- [Aim]
Retype only the lines from the one containing "What matplotlib code" through the one containing "s.set_visible(False)", both included, word for word. Pictures stay out of the copy.
==== The input
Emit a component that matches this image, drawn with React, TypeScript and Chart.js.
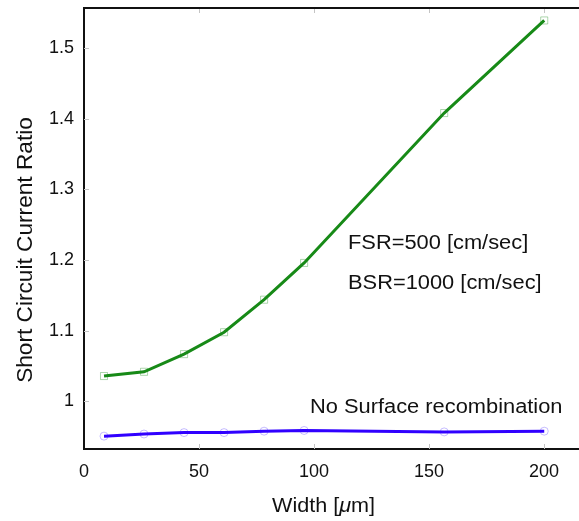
========
==== The input
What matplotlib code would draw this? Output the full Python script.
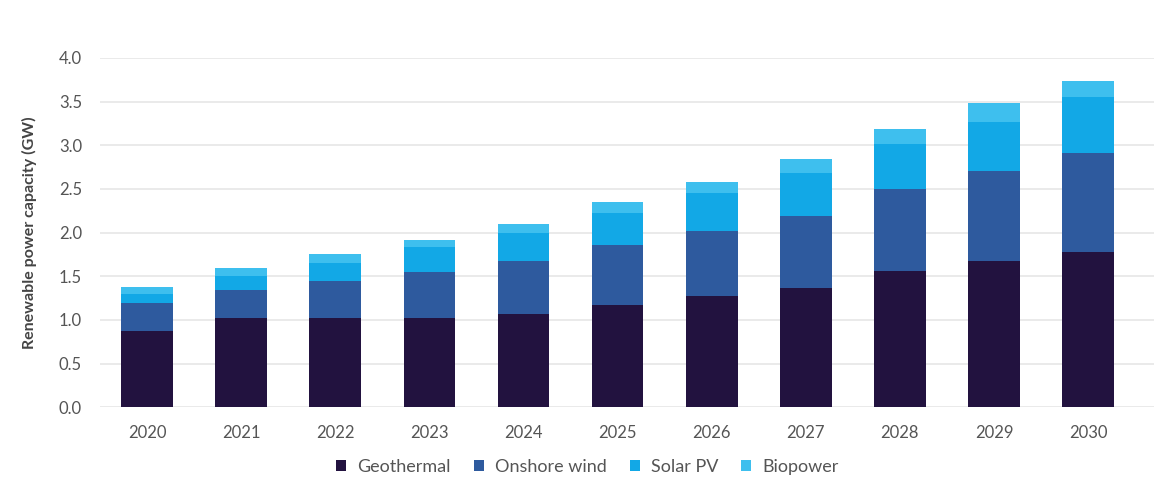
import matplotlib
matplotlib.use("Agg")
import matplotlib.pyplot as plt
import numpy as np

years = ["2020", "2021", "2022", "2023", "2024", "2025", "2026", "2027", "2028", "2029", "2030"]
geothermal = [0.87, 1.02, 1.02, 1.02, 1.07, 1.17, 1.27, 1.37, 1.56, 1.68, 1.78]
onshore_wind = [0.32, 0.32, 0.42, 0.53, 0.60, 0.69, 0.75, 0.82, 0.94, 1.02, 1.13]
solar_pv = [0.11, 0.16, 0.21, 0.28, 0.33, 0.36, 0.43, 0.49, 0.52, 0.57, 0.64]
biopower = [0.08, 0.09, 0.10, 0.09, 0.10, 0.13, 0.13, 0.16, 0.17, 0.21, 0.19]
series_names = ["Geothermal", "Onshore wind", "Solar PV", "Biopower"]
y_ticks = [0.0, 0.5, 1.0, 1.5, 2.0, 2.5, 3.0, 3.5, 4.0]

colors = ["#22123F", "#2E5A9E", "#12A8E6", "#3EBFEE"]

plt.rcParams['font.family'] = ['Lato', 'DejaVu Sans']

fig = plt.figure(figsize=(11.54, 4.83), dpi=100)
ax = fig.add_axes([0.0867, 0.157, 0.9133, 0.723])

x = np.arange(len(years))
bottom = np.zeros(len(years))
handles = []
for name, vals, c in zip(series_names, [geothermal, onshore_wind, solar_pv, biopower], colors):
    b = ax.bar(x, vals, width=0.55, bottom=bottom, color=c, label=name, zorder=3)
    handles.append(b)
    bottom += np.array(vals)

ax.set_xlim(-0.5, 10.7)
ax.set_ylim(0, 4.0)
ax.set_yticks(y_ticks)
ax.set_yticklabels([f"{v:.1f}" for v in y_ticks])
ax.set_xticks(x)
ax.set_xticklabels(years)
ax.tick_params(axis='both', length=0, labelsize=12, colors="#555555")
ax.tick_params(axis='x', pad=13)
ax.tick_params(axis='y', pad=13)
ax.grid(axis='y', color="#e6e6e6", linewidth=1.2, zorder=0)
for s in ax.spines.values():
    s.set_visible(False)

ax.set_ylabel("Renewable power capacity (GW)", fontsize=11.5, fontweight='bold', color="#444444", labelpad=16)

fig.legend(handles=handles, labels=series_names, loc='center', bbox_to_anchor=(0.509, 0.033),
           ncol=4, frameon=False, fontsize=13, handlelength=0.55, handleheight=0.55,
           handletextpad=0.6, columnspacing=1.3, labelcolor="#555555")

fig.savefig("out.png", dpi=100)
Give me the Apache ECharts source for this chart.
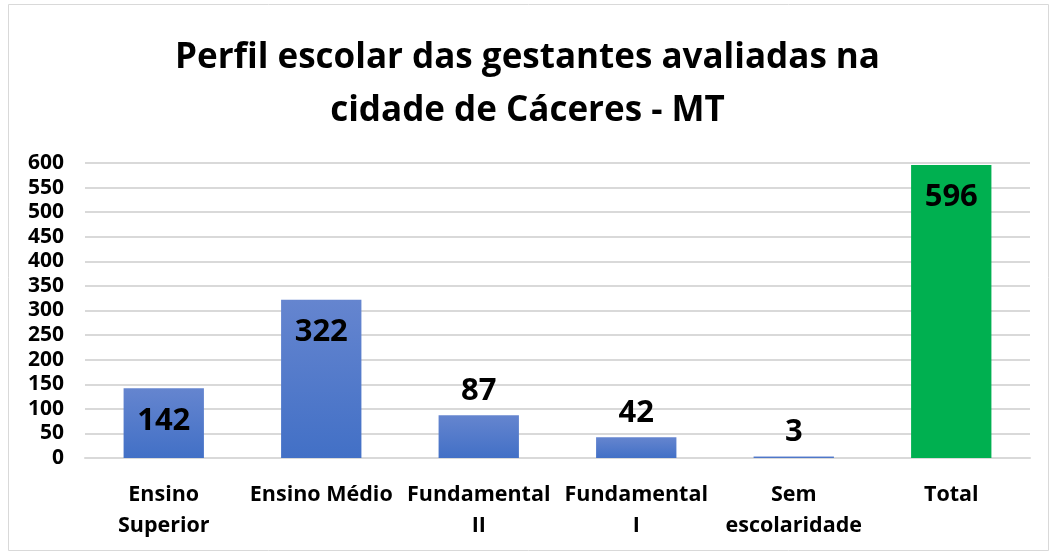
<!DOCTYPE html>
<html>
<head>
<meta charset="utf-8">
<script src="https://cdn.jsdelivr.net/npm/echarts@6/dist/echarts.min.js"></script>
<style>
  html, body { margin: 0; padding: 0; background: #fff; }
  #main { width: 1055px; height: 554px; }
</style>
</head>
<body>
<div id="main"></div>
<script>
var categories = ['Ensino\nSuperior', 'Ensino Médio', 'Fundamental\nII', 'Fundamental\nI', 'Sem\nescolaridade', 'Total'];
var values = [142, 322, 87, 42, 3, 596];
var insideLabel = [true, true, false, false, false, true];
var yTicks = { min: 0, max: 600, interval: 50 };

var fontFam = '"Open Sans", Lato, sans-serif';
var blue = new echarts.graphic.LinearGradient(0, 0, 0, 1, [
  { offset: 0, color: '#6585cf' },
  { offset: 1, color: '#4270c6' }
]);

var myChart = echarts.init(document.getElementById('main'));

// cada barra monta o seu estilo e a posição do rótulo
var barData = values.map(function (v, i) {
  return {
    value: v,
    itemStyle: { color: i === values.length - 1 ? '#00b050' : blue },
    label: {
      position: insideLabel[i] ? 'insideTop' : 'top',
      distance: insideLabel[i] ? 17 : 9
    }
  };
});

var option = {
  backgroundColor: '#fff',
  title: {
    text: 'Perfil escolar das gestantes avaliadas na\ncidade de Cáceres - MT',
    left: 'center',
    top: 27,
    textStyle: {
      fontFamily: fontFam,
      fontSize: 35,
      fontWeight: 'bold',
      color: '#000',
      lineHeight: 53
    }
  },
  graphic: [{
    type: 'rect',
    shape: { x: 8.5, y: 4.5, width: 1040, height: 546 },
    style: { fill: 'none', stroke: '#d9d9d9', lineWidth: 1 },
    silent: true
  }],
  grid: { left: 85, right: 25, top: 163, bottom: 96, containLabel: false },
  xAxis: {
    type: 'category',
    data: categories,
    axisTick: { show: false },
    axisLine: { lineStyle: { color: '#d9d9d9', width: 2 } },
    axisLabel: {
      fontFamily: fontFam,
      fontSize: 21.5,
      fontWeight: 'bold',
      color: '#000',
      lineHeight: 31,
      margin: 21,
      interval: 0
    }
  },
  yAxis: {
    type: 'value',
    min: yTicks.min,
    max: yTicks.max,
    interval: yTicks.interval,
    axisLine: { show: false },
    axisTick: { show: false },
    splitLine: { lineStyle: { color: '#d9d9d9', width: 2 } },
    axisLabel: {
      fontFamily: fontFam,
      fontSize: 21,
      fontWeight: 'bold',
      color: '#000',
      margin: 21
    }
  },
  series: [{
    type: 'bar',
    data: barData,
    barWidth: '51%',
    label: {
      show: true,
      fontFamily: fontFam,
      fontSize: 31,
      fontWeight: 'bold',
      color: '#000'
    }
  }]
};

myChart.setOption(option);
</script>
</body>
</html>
========
- [Final result]
What matplotlib code would draw this? Output the full Python script.
import matplotlib
matplotlib.use("Agg")
import matplotlib.pyplot as plt
import numpy as np

years = ["2020", "2021", "2022", "2023", "2024", "2025", "2026", "2027", "2028", "2029", "2030"]
geothermal = [0.87, 1.02, 1.02, 1.02, 1.07, 1.17, 1.27, 1.37, 1.56, 1.68, 1.78]
onshore_wind = [0.32, 0.32, 0.42, 0.53, 0.60, 0.69, 0.75, 0.82, 0.94, 1.02, 1.13]
solar_pv = [0.11, 0.16, 0.21, 0.28, 0.33, 0.36, 0.43, 0.49, 0.52, 0.57, 0.64]
biopower = [0.08, 0.09, 0.10, 0.09, 0.10, 0.13, 0.13, 0.16, 0.17, 0.21, 0.19]
series_names = ["Geothermal", "Onshore wind", "Solar PV", "Biopower"]
y_ticks = [0.0, 0.5, 1.0, 1.5, 2.0, 2.5, 3.0, 3.5, 4.0]

colors = ["#22123F", "#2E5A9E", "#12A8E6", "#3EBFEE"]

plt.rcParams['font.family'] = ['Lato', 'DejaVu Sans']

fig = plt.figure(figsize=(11.54, 4.83), dpi=100)
ax = fig.add_axes([0.0867, 0.157, 0.9133, 0.723])

x = np.arange(len(years))
bottom = np.zeros(len(years))
handles = []
for name, vals, c in zip(series_names, [geothermal, onshore_wind, solar_pv, biopower], colors):
    b = ax.bar(x, vals, width=0.55, bottom=bottom, color=c, label=name, zorder=3)
    handles.append(b)
    bottom += np.array(vals)

ax.set_xlim(-0.5, 10.7)
ax.set_ylim(0, 4.0)
ax.set_yticks(y_ticks)
ax.set_yticklabels([f"{v:.1f}" for v in y_ticks])
ax.set_xticks(x)
ax.set_xticklabels(years)
ax.tick_params(axis='both', length=0, labelsize=12, colors="#555555")
ax.tick_params(axis='x', pad=13)
ax.tick_params(axis='y', pad=13)
ax.grid(axis='y', color="#e6e6e6", linewidth=1.2, zorder=0)
for s in ax.spines.values():
    s.set_visible(False)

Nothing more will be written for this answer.